### [WHAT YOU HAVE TO DO]
Starting at the line containing "Clone this chart in matplotlib.", please quote every line up to and including the line containing "ax = fig.add_axes([0.056, 0.283, 0.916, 0.691])", exactly, and nothing beyond.

START

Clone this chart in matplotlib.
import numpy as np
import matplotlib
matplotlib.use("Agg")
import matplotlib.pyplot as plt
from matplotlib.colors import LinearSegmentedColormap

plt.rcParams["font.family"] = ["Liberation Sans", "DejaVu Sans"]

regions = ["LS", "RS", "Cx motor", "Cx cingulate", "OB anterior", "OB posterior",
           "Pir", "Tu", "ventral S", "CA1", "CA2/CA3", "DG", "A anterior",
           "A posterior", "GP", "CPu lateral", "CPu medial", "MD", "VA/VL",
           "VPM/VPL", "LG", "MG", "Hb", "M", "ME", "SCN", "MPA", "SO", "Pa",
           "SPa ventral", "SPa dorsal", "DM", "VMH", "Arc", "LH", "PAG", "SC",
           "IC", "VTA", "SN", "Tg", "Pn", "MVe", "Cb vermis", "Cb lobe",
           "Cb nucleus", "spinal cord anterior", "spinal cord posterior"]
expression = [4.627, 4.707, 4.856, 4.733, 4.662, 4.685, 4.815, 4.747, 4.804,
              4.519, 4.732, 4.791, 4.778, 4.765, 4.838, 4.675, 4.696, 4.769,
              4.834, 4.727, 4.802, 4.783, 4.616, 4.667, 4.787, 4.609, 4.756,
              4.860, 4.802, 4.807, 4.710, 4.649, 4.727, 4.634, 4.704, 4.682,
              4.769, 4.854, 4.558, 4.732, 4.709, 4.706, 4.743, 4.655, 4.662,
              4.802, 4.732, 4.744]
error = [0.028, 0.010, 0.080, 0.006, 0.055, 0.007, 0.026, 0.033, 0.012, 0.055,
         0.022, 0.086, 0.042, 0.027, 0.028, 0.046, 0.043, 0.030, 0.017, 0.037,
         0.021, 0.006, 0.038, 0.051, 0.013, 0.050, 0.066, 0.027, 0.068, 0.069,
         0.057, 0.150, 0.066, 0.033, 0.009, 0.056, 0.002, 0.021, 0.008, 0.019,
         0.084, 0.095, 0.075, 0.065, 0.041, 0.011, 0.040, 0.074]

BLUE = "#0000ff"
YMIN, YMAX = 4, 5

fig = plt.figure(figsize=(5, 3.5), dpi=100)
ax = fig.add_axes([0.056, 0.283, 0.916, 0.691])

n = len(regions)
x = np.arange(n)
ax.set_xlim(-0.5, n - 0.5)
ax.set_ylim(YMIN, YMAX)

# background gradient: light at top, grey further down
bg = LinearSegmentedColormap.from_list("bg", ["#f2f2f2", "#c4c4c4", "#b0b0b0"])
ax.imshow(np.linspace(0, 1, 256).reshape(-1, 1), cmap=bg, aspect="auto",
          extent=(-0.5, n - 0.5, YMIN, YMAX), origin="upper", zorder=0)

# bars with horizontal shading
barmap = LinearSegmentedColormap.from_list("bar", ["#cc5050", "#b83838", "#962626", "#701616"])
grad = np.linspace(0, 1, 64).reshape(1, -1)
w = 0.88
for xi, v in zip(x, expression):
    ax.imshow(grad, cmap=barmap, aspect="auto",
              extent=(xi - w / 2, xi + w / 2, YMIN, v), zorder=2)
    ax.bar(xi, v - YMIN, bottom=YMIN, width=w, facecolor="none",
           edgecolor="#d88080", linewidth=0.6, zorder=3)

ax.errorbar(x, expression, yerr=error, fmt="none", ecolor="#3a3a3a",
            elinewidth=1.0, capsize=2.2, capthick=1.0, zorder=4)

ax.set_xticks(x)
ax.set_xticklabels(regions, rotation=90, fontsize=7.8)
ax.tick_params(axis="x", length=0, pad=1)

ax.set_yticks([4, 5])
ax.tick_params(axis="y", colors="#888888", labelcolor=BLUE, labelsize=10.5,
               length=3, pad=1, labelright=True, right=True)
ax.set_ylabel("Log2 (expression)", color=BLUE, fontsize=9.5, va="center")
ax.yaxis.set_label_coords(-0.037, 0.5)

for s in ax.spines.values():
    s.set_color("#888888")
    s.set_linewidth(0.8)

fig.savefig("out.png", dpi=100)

END
START

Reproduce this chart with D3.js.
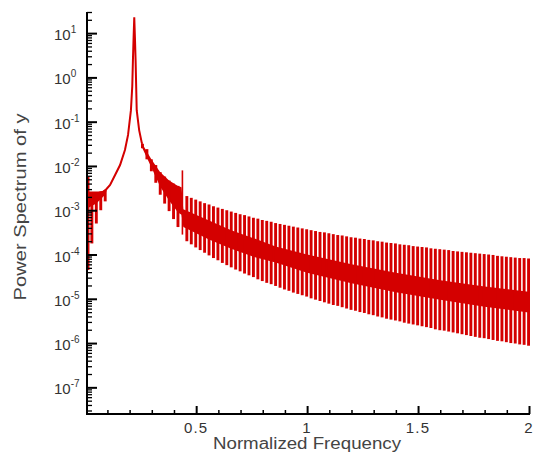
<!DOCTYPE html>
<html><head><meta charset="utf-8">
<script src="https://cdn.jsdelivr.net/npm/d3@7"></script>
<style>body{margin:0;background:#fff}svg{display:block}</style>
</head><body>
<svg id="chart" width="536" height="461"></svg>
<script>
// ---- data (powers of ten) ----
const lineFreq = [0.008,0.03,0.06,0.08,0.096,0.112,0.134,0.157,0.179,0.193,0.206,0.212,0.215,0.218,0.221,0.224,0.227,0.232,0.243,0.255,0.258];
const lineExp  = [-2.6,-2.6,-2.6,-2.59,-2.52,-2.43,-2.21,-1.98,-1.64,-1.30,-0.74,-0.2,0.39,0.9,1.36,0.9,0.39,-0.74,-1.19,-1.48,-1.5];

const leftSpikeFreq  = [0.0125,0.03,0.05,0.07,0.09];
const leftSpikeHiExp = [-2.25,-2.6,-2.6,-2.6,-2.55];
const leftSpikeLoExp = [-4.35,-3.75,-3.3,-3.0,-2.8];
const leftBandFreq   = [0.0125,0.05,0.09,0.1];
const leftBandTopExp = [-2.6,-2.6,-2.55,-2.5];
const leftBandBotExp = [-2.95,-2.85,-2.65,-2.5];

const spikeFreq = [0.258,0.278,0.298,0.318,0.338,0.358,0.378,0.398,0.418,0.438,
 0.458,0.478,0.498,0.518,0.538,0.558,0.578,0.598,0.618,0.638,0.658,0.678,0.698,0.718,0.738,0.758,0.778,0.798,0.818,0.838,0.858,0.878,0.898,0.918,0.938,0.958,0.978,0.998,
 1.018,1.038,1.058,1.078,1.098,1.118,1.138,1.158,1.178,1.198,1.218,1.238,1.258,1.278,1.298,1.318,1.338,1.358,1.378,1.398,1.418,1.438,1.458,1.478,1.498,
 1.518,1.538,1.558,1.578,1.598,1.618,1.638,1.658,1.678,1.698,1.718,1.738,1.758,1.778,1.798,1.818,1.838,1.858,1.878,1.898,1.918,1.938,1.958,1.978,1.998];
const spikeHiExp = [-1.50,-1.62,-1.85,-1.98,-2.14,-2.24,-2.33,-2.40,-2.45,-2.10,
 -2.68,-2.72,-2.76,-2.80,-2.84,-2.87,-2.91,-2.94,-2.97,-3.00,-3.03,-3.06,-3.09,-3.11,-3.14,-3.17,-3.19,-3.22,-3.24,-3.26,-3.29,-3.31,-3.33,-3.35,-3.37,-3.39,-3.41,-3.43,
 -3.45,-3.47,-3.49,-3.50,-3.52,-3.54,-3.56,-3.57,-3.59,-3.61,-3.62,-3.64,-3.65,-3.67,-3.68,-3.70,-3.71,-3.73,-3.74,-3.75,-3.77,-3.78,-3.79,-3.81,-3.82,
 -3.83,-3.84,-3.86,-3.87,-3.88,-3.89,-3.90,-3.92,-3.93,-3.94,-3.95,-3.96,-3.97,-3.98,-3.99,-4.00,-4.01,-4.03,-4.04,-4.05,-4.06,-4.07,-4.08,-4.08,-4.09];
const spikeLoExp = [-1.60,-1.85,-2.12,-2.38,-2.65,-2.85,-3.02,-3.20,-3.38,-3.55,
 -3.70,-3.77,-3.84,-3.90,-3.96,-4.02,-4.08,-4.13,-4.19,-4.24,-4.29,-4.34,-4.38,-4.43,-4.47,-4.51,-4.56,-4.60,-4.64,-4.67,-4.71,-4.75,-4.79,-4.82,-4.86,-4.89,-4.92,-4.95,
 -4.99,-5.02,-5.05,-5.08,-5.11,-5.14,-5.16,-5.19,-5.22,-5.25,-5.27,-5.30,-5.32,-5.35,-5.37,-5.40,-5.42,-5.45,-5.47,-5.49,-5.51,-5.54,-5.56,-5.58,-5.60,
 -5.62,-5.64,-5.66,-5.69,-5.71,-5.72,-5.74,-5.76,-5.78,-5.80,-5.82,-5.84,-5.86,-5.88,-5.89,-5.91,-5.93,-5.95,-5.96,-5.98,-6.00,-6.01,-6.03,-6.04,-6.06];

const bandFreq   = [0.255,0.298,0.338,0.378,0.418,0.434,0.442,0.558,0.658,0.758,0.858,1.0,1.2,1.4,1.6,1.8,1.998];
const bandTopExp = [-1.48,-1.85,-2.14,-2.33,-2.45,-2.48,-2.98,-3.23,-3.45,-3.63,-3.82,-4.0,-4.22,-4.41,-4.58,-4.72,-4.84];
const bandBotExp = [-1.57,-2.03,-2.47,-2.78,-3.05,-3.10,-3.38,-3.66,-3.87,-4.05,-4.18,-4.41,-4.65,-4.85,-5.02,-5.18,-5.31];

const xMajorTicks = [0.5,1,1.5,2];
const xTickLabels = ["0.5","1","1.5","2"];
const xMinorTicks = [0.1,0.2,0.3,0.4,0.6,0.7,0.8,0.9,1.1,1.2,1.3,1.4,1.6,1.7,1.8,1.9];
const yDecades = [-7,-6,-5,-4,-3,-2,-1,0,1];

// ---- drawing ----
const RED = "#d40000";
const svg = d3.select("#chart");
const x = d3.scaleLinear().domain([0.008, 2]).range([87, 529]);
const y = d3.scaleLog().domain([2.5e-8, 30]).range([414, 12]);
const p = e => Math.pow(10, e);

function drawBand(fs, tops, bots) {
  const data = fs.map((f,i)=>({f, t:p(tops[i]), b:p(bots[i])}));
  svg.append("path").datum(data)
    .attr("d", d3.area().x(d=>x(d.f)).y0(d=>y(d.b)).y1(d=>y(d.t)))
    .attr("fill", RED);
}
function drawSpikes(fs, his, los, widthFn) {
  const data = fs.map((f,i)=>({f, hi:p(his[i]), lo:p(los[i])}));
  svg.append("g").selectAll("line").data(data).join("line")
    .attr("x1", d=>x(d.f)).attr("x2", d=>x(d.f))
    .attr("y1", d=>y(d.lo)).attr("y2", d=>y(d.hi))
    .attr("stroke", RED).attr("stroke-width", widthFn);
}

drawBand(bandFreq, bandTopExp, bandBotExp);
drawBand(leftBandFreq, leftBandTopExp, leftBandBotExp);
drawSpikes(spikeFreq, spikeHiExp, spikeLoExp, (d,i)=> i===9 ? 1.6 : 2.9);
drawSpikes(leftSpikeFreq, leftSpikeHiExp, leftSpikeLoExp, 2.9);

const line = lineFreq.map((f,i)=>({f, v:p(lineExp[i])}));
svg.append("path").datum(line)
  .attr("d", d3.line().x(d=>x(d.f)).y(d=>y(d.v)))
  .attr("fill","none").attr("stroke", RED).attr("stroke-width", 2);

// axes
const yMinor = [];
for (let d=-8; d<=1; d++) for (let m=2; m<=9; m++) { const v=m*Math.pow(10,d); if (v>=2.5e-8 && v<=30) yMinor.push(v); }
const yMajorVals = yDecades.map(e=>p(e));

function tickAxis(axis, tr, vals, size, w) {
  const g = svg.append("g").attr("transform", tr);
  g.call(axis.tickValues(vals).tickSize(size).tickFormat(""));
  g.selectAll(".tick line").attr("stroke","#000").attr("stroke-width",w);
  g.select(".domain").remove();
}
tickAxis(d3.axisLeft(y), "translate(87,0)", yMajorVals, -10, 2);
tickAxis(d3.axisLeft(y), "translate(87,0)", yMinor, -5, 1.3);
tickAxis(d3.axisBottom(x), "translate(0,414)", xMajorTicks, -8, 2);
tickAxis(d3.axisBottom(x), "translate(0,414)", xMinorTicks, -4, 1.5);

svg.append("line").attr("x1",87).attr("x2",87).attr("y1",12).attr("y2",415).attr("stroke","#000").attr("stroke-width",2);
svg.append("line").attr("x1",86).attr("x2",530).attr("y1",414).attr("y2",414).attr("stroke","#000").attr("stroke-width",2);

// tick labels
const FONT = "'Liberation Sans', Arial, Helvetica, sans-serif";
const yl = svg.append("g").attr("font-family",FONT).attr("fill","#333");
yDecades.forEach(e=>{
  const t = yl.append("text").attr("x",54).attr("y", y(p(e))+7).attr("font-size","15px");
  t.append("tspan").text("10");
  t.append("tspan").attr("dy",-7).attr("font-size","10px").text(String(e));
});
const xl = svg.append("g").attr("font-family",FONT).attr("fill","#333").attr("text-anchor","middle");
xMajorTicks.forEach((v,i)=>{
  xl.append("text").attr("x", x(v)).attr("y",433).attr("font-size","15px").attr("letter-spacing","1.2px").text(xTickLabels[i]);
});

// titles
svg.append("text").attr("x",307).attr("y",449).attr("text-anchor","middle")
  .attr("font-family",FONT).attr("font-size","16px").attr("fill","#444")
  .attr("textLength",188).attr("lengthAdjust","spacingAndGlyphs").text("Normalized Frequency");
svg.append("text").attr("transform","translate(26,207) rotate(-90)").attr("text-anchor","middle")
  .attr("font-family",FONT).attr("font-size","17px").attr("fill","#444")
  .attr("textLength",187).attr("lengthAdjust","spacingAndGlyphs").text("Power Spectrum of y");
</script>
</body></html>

END

### [EXERCISE RESULT]
Clone this chart in matplotlib.
import numpy as np
import matplotlib
matplotlib.use("Agg")
import matplotlib.pyplot as plt
from matplotlib.colors import LinearSegmentedColormap

plt.rcParams["font.family"] = ["Liberation Sans", "DejaVu Sans"]

regions = ["LS", "RS", "Cx motor", "Cx cingulate", "OB anterior", "OB posterior",
           "Pir", "Tu", "ventral S", "CA1", "CA2/CA3", "DG", "A anterior",
           "A posterior", "GP", "CPu lateral", "CPu medial", "MD", "VA/VL",
           "VPM/VPL", "LG", "MG", "Hb", "M", "ME", "SCN", "MPA", "SO", "Pa",
           "SPa ventral", "SPa dorsal", "DM", "VMH", "Arc", "LH", "PAG", "SC",
           "IC", "VTA", "SN", "Tg", "Pn", "MVe", "Cb vermis", "Cb lobe",
           "Cb nucleus", "spinal cord anterior", "spinal cord posterior"]
expression = [4.627, 4.707, 4.856, 4.733, 4.662, 4.685, 4.815, 4.747, 4.804,
              4.519, 4.732, 4.791, 4.778, 4.765, 4.838, 4.675, 4.696, 4.769,
              4.834, 4.727, 4.802, 4.783, 4.616, 4.667, 4.787, 4.609, 4.756,
              4.860, 4.802, 4.807, 4.710, 4.649, 4.727, 4.634, 4.704, 4.682,
              4.769, 4.854, 4.558, 4.732, 4.709, 4.706, 4.743, 4.655, 4.662,
              4.802, 4.732, 4.744]
error = [0.028, 0.010, 0.080, 0.006, 0.055, 0.007, 0.026, 0.033, 0.012, 0.055,
         0.022, 0.086, 0.042, 0.027, 0.028, 0.046, 0.043, 0.030, 0.017, 0.037,
         0.021, 0.006, 0.038, 0.051, 0.013, 0.050, 0.066, 0.027, 0.068, 0.069,
         0.057, 0.150, 0.066, 0.033, 0.009, 0.056, 0.002, 0.021, 0.008, 0.019,
         0.084, 0.095, 0.075, 0.065, 0.041, 0.011, 0.040, 0.074]

BLUE = "#0000ff"
YMIN, YMAX = 4, 5

fig = plt.figure(figsize=(5, 3.5), dpi=100)
ax = fig.add_axes([0.056, 0.283, 0.916, 0.691])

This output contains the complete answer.